**Given request:**
Pick out each line containing the string "matplotlib".

-------- Record list --------

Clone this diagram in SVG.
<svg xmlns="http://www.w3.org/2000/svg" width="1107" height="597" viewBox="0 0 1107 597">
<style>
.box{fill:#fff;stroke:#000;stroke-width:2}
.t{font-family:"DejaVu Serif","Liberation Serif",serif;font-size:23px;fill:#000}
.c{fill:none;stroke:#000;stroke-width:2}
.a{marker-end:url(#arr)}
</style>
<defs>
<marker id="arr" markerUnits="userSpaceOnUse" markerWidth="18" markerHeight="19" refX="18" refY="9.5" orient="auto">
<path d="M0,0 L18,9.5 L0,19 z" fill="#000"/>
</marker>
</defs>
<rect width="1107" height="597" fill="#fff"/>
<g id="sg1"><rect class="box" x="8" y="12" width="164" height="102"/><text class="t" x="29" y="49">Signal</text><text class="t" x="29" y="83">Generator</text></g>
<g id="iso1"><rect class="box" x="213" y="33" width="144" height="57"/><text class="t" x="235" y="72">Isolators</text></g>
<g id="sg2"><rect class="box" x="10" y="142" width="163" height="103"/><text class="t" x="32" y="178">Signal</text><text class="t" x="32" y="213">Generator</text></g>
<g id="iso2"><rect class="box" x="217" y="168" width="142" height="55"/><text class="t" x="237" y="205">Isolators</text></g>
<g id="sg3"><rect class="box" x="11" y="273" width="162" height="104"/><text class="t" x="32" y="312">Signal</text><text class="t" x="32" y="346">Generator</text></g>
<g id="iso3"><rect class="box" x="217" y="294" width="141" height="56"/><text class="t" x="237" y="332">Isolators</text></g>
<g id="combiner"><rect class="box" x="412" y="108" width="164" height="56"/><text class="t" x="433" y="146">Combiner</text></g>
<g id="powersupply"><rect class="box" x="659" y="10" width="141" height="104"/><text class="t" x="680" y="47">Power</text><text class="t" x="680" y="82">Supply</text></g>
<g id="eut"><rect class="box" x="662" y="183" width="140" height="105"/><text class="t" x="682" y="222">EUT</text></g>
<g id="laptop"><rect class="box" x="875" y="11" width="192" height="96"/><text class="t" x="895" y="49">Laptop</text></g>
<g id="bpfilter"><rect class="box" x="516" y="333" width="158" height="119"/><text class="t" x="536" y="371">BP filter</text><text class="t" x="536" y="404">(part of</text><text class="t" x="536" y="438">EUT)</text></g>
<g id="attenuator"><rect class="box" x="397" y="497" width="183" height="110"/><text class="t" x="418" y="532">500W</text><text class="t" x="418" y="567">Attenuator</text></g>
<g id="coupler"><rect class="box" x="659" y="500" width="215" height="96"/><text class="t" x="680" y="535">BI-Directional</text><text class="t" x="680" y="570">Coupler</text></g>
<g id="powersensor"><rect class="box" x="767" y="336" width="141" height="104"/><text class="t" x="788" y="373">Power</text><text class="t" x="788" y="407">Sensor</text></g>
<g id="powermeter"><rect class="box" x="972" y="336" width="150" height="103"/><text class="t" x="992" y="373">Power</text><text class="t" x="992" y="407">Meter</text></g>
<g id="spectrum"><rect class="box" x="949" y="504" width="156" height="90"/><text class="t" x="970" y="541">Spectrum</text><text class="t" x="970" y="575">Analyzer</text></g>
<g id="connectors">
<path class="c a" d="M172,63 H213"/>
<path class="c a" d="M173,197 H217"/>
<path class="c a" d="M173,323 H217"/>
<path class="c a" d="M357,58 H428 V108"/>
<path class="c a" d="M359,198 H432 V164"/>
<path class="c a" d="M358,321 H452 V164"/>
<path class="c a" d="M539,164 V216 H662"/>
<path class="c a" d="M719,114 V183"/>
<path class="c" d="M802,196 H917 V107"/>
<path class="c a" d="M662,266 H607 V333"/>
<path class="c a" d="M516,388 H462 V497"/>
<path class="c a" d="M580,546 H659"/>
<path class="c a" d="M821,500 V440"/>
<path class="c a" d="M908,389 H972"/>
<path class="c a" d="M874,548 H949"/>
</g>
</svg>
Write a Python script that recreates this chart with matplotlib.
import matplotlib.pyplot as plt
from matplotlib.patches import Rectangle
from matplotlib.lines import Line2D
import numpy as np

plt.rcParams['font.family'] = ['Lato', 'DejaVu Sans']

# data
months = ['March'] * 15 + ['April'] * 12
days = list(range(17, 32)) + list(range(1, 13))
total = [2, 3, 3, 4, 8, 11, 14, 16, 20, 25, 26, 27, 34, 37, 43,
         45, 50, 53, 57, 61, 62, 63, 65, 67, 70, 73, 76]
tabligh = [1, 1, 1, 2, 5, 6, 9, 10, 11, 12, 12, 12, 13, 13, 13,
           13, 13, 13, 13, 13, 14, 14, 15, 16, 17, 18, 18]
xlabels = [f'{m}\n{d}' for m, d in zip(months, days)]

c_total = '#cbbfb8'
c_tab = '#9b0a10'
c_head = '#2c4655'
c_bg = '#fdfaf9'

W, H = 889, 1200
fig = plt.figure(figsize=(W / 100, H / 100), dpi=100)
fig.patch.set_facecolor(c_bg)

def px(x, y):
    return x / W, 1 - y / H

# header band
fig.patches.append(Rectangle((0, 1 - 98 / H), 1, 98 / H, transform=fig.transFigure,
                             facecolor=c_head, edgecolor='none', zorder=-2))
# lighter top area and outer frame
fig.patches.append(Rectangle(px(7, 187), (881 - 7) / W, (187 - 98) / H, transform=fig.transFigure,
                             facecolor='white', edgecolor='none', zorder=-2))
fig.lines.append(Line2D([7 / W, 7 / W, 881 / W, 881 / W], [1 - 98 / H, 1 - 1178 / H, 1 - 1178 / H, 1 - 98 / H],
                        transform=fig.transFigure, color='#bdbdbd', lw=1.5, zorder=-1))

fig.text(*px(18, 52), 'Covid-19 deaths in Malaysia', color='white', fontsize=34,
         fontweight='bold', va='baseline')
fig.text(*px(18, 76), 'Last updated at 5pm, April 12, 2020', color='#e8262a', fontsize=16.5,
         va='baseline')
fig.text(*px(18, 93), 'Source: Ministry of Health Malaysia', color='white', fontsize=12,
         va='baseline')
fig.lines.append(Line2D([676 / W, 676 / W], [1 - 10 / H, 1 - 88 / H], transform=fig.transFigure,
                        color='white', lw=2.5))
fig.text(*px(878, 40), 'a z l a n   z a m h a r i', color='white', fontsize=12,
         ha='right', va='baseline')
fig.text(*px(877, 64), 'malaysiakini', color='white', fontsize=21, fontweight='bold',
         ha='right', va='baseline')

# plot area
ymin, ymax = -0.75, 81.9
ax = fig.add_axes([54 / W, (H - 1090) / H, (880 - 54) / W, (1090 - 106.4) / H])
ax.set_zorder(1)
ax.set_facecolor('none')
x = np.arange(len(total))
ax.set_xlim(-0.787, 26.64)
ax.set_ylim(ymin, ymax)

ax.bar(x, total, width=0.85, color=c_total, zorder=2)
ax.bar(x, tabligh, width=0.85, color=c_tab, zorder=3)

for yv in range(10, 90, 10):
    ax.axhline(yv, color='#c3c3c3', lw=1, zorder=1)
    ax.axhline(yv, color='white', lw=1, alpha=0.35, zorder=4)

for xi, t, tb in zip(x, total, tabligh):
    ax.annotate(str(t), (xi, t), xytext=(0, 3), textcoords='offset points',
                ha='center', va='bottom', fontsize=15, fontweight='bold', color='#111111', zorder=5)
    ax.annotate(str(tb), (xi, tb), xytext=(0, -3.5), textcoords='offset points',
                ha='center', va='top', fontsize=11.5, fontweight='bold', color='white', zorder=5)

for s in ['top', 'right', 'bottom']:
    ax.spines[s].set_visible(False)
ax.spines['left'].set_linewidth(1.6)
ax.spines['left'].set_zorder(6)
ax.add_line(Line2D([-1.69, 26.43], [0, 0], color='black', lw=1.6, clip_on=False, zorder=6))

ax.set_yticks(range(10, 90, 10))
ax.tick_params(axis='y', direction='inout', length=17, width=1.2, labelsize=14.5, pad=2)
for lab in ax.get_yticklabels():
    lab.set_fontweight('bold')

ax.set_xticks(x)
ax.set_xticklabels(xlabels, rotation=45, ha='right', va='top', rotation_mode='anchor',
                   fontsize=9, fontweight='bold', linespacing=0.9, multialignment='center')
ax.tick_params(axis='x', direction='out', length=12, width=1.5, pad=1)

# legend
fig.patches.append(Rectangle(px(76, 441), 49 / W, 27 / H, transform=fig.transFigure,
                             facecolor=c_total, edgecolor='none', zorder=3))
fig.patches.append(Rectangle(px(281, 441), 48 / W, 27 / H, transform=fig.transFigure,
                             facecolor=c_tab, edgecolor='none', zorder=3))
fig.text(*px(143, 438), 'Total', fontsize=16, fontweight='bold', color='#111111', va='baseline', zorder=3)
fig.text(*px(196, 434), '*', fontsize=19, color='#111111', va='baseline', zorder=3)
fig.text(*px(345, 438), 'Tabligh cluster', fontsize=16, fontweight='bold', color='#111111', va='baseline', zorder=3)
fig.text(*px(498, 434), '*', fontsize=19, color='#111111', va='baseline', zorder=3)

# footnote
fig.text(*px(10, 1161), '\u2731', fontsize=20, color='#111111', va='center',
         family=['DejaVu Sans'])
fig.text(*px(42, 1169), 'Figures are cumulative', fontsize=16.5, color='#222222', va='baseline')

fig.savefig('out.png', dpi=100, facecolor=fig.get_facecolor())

--------

**In response:**
Write a Python script that recreates this chart with matplotlib.
import matplotlib.pyplot as plt
from matplotlib.patches import Rectangle
from matplotlib.lines import Line2D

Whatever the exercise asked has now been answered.